WHAT IS REQUIRED: Leave out every picture, and retype exactly the lines from the line with "Clone this chart in matplotlib." through the line with "monitors = [15, 20, 25, 30]", both ends included.

MATERIAL SHOWN:

◆ ◆ ◆

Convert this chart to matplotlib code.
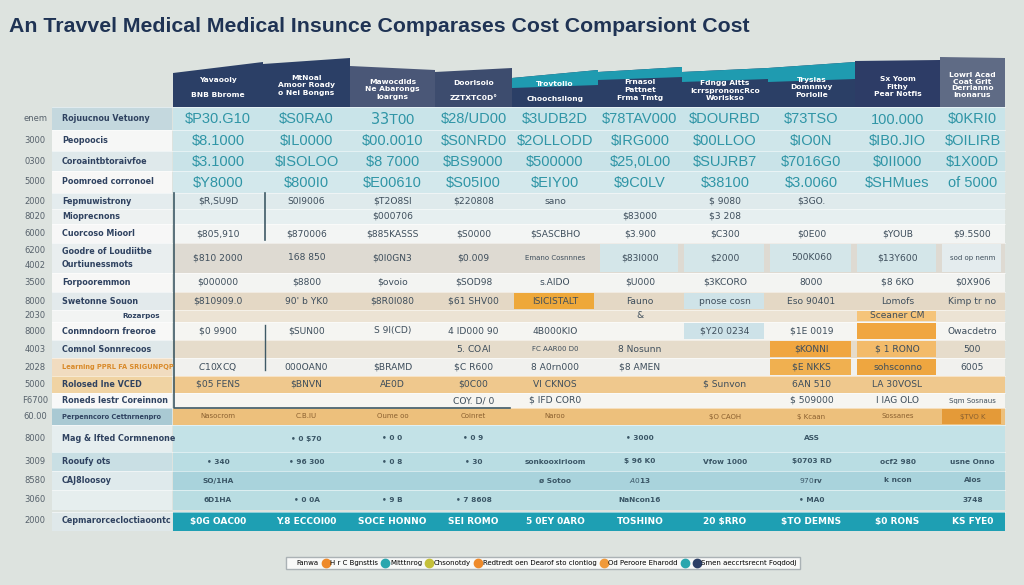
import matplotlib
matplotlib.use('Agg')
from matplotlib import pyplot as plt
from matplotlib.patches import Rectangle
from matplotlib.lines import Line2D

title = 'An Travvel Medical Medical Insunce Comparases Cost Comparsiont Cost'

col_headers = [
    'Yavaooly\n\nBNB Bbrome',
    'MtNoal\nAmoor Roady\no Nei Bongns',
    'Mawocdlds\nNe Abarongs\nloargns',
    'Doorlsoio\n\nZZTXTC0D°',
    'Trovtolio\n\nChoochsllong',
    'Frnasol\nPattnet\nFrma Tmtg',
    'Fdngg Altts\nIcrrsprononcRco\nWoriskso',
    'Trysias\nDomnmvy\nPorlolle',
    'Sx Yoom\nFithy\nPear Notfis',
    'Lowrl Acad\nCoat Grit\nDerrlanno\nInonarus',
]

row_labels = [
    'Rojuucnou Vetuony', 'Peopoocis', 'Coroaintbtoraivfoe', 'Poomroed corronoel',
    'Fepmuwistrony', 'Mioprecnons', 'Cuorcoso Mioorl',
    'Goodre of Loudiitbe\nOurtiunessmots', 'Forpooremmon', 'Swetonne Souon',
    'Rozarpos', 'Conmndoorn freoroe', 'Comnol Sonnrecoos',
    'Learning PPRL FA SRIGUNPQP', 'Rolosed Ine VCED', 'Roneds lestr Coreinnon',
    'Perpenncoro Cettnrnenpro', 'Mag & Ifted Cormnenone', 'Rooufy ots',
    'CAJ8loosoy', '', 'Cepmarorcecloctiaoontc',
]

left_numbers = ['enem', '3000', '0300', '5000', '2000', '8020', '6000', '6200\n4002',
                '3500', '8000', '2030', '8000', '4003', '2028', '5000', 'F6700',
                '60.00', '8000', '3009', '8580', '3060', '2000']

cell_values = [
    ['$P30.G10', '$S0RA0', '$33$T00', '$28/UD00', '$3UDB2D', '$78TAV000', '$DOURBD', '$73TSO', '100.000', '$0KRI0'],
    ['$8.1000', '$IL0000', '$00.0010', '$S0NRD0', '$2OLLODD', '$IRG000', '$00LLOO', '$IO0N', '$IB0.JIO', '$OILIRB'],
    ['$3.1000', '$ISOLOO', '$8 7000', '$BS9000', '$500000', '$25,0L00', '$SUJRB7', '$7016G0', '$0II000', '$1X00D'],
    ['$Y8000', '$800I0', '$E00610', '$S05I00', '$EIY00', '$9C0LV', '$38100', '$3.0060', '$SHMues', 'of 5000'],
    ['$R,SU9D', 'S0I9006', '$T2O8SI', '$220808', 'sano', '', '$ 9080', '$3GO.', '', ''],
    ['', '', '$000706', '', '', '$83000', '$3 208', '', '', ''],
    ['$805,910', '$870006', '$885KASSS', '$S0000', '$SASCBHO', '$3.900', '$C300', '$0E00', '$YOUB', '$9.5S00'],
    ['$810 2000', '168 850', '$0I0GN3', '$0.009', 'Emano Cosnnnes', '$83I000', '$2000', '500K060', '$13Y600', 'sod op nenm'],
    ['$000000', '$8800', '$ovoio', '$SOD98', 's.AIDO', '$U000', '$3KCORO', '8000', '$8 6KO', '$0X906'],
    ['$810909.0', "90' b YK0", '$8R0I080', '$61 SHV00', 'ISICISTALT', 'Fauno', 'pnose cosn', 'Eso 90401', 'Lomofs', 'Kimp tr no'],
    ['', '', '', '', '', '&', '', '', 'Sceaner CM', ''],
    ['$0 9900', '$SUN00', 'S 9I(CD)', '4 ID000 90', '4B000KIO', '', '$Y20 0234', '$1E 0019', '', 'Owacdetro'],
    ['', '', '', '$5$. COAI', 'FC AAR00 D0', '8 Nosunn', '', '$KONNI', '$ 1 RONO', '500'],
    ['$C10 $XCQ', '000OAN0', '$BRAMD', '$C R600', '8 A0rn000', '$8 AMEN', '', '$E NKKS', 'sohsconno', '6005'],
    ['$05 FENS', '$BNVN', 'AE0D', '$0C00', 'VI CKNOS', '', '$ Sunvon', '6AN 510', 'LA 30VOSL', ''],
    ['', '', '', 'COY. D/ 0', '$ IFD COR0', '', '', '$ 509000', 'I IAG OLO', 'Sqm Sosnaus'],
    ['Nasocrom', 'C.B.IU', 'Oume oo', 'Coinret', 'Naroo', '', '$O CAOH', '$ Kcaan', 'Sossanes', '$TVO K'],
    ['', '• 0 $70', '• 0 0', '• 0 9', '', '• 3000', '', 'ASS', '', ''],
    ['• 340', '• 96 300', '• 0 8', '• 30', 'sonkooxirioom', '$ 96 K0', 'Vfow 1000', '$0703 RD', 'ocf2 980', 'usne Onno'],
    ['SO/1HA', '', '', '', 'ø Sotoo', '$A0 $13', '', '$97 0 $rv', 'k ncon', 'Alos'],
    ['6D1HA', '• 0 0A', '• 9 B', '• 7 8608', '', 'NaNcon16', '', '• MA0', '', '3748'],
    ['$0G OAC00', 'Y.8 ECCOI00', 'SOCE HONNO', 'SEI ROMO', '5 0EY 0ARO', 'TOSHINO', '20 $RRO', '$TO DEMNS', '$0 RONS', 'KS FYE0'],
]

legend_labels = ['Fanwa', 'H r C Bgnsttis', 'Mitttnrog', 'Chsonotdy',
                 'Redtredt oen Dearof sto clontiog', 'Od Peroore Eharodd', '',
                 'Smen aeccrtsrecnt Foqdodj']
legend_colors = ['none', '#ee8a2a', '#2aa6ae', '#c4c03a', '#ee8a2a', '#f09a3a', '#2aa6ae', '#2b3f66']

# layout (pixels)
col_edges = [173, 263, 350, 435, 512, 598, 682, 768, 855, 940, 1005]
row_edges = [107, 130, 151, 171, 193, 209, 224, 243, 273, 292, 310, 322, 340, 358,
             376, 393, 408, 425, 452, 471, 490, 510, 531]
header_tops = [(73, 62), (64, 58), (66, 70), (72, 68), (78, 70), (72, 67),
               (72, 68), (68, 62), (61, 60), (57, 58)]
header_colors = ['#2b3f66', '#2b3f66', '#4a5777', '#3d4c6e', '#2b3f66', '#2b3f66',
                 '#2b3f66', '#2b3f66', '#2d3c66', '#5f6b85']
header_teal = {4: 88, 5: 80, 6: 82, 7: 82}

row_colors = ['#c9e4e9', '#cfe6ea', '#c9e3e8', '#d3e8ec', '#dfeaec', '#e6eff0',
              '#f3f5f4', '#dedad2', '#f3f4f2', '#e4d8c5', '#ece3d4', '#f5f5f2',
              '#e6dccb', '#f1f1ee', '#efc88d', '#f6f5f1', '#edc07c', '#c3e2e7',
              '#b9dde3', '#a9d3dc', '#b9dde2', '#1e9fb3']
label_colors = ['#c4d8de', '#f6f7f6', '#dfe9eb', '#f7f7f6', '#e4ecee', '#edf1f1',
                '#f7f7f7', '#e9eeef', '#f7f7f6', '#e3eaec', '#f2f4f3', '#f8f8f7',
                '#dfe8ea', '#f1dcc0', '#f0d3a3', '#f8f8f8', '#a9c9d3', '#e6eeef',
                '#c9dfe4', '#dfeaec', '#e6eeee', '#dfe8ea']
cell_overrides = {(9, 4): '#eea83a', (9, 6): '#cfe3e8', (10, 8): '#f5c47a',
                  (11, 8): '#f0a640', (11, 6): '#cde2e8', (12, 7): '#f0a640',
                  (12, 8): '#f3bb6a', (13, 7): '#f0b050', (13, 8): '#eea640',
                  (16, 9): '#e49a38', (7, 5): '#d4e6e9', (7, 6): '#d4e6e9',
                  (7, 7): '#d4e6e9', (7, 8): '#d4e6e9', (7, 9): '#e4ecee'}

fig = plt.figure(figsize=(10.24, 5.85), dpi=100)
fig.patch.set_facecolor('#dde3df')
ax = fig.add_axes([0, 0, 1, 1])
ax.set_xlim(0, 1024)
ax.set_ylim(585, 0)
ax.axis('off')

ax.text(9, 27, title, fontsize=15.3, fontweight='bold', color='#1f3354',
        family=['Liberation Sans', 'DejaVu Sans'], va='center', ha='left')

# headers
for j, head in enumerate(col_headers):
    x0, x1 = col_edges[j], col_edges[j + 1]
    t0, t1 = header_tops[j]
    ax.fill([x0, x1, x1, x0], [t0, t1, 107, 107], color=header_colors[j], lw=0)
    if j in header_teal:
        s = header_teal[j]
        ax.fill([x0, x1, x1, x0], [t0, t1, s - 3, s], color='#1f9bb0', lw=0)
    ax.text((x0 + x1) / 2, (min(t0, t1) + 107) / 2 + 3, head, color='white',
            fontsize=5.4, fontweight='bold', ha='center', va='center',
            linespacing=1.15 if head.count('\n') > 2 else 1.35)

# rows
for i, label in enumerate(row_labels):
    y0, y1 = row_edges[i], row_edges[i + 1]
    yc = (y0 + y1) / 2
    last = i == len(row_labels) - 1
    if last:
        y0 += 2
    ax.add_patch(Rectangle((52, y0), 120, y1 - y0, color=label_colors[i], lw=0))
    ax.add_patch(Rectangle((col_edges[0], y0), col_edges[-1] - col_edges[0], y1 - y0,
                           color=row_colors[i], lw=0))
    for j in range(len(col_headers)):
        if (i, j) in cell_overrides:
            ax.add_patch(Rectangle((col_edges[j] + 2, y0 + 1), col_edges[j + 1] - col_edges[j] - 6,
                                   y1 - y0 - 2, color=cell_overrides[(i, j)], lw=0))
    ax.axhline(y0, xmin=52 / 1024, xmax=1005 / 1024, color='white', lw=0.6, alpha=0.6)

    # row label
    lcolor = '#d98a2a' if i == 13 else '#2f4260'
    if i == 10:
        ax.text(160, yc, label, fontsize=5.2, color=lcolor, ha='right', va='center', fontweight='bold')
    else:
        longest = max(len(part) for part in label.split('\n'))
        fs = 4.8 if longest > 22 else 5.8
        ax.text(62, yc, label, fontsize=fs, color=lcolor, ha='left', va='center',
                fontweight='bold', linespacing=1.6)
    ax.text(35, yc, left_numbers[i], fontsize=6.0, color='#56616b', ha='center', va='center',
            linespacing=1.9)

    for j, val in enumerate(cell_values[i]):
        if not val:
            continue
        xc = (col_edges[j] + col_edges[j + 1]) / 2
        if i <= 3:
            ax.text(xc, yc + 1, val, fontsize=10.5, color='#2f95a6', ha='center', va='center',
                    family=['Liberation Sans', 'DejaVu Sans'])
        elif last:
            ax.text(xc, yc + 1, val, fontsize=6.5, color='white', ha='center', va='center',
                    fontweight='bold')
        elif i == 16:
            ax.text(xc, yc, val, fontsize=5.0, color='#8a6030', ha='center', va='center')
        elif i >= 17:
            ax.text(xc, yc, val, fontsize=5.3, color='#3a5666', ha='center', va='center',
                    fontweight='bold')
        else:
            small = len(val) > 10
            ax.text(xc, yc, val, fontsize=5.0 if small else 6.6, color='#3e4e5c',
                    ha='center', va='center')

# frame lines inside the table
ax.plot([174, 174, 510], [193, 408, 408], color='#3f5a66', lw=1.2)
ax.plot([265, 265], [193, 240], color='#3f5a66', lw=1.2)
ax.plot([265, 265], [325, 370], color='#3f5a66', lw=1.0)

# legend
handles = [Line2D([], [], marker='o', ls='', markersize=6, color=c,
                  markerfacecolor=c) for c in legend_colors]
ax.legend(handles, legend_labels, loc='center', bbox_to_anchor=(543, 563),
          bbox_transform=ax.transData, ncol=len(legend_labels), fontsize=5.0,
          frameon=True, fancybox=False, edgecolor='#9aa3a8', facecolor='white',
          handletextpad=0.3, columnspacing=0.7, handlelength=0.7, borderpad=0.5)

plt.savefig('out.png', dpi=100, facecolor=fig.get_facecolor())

◆ ◆ ◆

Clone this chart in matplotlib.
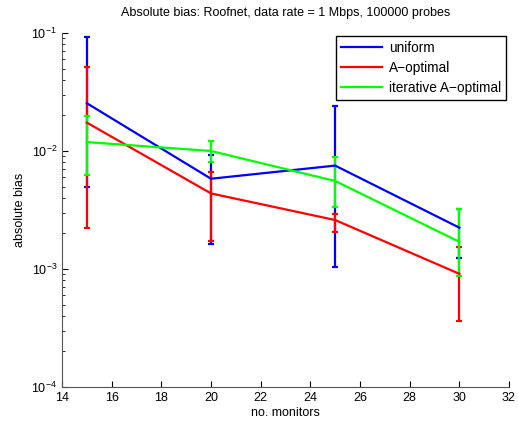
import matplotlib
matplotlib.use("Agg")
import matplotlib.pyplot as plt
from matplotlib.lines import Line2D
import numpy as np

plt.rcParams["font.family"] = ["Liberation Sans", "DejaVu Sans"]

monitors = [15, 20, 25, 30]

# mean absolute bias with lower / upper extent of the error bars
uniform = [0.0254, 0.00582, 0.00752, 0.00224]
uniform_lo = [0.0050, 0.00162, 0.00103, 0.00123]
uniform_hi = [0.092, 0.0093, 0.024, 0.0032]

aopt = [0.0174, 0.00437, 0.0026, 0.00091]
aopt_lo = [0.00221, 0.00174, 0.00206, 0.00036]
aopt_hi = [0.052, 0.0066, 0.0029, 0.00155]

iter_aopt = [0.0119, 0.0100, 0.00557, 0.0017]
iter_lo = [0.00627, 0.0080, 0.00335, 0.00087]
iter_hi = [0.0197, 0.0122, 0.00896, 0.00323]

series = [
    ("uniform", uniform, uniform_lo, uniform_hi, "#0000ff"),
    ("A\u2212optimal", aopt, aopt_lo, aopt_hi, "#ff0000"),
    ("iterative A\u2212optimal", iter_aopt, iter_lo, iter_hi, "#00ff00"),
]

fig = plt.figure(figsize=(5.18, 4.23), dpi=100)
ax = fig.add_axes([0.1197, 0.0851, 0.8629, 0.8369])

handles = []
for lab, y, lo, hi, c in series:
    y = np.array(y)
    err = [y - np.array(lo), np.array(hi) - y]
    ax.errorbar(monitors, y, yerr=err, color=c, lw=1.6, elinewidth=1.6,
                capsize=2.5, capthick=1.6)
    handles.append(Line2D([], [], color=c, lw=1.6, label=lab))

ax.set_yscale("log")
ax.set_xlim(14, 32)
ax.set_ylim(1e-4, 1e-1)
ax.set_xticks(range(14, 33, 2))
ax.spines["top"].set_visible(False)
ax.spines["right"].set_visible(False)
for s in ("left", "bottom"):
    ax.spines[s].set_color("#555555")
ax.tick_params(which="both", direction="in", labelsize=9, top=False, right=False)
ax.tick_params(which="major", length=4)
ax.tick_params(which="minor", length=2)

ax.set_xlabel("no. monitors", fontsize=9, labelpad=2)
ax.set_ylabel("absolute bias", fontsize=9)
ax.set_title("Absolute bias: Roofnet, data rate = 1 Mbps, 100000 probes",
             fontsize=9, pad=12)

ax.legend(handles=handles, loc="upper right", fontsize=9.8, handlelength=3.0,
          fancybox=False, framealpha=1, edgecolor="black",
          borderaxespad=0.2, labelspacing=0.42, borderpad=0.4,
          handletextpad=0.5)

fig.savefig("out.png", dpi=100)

◆ ◆ ◆

SOLUTION FOR THIS TASK:
Clone this chart in matplotlib.
import matplotlib
matplotlib.use("Agg")
import matplotlib.pyplot as plt
from matplotlib.lines import Line2D
import numpy as np

plt.rcParams["font.family"] = ["Liberation Sans", "DejaVu Sans"]

monitors = [15, 20, 25, 30]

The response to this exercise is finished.